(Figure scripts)
____

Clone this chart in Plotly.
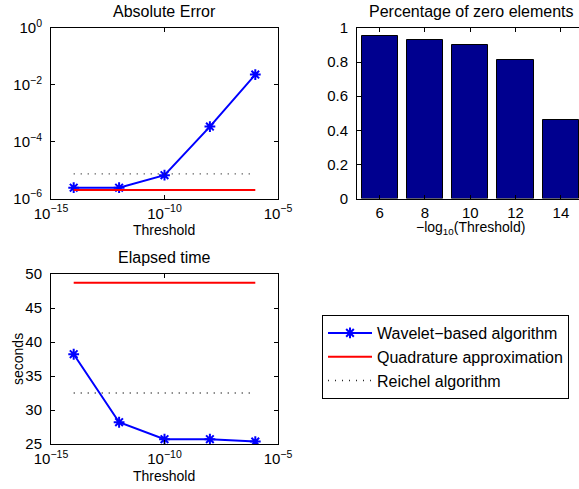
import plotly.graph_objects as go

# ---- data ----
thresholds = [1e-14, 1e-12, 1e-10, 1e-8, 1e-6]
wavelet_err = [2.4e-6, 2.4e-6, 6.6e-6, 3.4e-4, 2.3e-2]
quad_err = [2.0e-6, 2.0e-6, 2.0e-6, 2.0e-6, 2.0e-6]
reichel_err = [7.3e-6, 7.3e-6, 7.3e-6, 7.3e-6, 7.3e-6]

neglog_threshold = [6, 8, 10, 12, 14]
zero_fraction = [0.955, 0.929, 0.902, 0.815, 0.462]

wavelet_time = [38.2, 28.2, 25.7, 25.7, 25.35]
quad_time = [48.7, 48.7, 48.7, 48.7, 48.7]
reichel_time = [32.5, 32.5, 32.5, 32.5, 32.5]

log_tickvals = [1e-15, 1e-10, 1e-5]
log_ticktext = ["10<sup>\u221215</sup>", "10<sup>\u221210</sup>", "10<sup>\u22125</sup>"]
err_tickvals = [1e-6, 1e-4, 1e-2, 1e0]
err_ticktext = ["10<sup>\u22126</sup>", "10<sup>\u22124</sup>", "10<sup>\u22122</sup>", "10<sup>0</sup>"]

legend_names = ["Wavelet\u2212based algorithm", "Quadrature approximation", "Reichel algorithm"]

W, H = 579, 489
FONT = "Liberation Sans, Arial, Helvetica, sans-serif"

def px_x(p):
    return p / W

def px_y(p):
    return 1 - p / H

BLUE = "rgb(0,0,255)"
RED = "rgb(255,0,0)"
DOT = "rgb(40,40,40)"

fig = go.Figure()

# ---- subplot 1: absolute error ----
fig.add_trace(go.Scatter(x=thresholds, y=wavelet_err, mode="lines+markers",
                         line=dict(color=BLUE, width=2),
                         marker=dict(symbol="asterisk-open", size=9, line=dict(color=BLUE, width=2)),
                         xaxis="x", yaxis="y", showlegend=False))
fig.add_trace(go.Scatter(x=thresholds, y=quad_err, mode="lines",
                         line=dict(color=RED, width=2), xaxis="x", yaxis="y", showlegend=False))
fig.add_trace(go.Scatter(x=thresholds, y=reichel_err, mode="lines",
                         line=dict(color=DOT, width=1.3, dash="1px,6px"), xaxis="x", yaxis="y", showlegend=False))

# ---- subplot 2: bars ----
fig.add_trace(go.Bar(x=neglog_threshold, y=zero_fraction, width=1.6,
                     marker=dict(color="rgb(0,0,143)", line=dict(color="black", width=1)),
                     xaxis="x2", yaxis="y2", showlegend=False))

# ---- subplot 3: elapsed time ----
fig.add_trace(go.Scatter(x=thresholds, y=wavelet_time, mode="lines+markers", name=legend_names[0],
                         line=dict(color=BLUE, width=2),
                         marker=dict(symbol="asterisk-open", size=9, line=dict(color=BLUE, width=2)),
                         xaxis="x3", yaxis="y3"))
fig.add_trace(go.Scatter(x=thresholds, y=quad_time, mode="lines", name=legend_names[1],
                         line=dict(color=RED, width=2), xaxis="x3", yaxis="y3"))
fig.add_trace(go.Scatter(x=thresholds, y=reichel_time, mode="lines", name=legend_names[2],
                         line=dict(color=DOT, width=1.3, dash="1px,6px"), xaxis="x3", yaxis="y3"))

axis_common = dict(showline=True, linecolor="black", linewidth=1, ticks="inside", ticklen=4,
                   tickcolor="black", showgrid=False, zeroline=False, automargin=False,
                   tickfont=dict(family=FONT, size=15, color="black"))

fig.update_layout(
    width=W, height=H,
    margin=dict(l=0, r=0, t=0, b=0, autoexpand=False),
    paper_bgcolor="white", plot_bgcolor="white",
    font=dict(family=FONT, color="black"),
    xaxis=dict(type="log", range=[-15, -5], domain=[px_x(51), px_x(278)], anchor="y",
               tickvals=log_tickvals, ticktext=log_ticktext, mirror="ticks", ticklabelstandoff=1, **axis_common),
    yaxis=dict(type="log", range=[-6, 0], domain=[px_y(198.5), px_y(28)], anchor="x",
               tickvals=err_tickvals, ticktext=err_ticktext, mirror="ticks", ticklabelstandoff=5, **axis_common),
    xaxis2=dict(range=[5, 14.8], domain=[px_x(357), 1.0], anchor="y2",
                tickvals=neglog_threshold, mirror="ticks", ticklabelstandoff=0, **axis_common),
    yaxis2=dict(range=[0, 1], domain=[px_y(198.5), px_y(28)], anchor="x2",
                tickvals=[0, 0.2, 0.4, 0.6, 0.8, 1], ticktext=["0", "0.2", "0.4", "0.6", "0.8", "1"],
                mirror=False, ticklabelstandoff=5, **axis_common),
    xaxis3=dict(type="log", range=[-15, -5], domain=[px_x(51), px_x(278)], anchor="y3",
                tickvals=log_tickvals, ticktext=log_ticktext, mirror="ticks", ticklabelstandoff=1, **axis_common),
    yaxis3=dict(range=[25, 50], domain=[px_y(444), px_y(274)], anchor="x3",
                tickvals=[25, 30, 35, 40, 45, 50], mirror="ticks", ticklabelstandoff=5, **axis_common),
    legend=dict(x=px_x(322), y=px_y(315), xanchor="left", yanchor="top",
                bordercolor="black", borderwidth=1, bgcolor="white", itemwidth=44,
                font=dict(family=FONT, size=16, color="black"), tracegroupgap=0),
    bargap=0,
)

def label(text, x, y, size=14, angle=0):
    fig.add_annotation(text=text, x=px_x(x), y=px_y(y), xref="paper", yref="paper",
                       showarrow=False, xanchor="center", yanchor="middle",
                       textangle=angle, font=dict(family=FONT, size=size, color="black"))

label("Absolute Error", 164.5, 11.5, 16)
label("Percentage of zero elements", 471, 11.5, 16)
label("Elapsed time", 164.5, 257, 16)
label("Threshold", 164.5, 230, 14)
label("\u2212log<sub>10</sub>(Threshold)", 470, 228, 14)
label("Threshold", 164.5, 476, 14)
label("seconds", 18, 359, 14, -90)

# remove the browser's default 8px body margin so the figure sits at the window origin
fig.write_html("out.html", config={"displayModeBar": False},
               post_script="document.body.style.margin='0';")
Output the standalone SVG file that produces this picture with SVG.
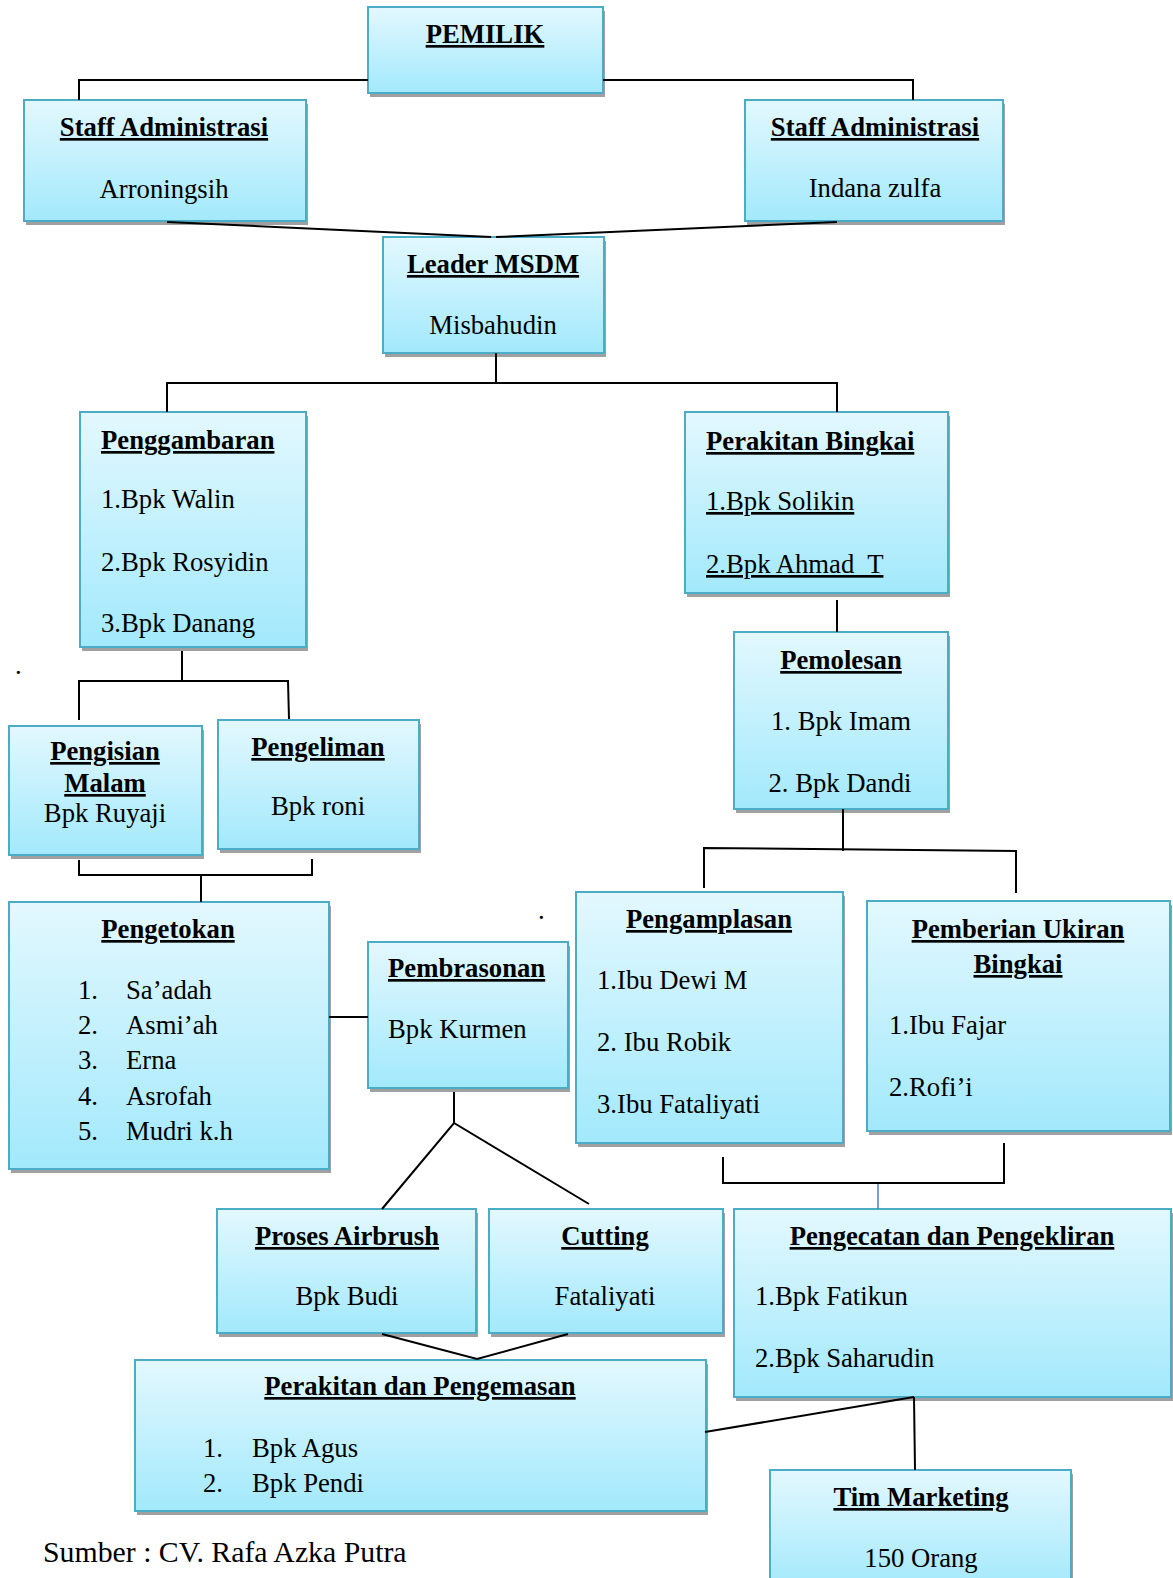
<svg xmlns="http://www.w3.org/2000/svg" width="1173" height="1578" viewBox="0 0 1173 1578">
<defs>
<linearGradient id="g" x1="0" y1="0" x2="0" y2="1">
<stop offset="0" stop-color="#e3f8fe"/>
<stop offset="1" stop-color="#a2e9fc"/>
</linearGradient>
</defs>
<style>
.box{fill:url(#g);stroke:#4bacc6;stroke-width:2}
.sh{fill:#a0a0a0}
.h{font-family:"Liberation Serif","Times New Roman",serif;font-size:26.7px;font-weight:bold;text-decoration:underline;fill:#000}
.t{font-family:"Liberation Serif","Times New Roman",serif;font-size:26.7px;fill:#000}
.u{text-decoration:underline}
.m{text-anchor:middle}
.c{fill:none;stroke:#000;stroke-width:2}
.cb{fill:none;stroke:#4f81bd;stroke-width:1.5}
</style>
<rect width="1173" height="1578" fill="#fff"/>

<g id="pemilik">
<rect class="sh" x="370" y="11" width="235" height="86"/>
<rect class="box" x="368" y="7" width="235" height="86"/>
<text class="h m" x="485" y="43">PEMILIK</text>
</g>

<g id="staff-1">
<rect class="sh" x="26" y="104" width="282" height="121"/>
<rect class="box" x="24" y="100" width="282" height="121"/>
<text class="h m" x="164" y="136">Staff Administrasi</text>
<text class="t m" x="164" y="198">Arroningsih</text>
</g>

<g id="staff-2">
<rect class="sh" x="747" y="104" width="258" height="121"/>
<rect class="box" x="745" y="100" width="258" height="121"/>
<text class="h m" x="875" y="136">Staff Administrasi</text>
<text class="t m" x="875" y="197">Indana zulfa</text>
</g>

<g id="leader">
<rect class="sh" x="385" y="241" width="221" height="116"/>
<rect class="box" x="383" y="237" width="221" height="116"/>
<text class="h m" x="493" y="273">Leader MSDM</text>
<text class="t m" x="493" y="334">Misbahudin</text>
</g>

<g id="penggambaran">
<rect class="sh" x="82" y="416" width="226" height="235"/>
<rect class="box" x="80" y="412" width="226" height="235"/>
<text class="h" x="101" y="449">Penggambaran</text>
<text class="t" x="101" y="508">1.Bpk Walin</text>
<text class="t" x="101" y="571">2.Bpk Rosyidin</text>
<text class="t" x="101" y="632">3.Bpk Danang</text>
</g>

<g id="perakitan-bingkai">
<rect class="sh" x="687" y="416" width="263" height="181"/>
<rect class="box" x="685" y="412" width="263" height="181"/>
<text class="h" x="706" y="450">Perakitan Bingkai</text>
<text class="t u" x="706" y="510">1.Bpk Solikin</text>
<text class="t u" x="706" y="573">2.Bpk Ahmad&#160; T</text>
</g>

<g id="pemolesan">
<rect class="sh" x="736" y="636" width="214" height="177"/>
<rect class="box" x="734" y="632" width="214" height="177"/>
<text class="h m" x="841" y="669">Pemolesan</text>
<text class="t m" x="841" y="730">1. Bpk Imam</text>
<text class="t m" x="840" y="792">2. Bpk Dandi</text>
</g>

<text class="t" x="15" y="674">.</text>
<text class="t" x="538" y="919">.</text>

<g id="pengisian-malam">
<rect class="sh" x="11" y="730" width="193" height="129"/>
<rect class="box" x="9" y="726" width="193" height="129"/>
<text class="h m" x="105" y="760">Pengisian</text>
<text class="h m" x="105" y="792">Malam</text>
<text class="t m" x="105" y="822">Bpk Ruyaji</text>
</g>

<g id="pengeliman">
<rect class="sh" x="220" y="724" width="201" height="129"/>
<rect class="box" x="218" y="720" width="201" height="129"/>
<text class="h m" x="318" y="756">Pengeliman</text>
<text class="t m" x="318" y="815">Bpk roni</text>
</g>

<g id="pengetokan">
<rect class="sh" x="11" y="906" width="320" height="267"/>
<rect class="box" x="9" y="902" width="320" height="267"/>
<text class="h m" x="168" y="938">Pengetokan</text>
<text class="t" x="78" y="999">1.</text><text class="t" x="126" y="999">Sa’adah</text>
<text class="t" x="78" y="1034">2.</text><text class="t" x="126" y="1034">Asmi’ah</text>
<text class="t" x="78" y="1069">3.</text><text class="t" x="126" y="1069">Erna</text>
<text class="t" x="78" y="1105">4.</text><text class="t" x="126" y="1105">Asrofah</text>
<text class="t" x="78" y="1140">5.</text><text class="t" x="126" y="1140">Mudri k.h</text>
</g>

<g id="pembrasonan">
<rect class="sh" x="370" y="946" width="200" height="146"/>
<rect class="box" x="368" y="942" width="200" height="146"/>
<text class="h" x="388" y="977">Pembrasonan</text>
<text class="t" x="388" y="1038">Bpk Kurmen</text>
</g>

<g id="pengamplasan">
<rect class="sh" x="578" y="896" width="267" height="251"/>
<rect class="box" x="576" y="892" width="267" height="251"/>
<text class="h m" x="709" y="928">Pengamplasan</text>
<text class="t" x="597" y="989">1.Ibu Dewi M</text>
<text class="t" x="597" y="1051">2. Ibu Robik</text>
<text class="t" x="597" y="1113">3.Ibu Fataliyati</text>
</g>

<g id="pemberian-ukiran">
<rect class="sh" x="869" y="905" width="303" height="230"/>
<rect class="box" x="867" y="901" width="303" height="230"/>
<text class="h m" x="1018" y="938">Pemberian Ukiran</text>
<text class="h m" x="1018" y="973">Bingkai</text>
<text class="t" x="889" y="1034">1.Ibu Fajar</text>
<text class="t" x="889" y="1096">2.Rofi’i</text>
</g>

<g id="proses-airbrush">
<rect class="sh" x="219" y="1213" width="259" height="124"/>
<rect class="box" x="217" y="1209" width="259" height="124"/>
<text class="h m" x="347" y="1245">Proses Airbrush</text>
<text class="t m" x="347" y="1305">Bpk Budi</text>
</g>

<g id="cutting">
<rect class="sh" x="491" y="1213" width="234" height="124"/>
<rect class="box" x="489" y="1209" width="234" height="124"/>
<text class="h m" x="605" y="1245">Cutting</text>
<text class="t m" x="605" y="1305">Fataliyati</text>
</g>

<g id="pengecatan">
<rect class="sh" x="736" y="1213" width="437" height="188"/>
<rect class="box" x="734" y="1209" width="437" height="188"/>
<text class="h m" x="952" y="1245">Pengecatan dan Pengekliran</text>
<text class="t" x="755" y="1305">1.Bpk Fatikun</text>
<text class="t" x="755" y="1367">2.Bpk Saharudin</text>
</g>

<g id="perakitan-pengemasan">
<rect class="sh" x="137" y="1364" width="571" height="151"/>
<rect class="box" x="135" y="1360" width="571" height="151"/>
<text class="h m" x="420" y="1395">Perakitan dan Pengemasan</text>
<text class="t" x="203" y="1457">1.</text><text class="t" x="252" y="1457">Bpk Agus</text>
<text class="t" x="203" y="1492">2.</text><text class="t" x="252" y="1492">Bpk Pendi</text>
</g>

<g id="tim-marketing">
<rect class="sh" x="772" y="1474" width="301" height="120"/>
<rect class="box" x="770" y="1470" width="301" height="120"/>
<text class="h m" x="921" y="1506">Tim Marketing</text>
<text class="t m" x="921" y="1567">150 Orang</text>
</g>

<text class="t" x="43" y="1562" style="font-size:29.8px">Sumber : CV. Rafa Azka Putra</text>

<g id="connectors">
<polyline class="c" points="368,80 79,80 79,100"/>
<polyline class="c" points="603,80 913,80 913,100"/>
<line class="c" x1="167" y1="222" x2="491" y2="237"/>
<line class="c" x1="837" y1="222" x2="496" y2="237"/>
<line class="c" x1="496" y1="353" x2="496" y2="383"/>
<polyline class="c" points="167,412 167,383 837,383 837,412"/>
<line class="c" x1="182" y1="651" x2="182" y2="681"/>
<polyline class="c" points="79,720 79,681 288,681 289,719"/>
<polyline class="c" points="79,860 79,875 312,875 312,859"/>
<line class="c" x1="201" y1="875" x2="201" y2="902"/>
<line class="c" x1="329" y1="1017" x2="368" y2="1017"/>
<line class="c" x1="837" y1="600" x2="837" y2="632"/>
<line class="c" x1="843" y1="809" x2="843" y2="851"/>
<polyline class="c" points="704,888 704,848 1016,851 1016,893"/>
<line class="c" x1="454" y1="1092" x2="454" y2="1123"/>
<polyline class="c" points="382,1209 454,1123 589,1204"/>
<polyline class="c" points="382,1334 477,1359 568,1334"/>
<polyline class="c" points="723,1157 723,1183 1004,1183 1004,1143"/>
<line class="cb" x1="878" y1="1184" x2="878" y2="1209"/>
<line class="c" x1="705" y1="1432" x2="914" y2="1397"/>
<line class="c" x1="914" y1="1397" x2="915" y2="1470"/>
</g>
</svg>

____

**Brief**:
Restate the lines of the records exactly, starting at the first and stopping after the line with "reichel_time = [32.5, 32.5, 32.5, 32.5, 32.5]". Leave out any picture.

**Response to the task**:
Clone this chart in Plotly.
import plotly.graph_objects as go

# ---- data ----
thresholds = [1e-14, 1e-12, 1e-10, 1e-8, 1e-6]
wavelet_err = [2.4e-6, 2.4e-6, 6.6e-6, 3.4e-4, 2.3e-2]
quad_err = [2.0e-6, 2.0e-6, 2.0e-6, 2.0e-6, 2.0e-6]
reichel_err = [7.3e-6, 7.3e-6, 7.3e-6, 7.3e-6, 7.3e-6]

neglog_threshold = [6, 8, 10, 12, 14]
zero_fraction = [0.955, 0.929, 0.902, 0.815, 0.462]

wavelet_time = [38.2, 28.2, 25.7, 25.7, 25.35]
quad_time = [48.7, 48.7, 48.7, 48.7, 48.7]
reichel_time = [32.5, 32.5, 32.5, 32.5, 32.5]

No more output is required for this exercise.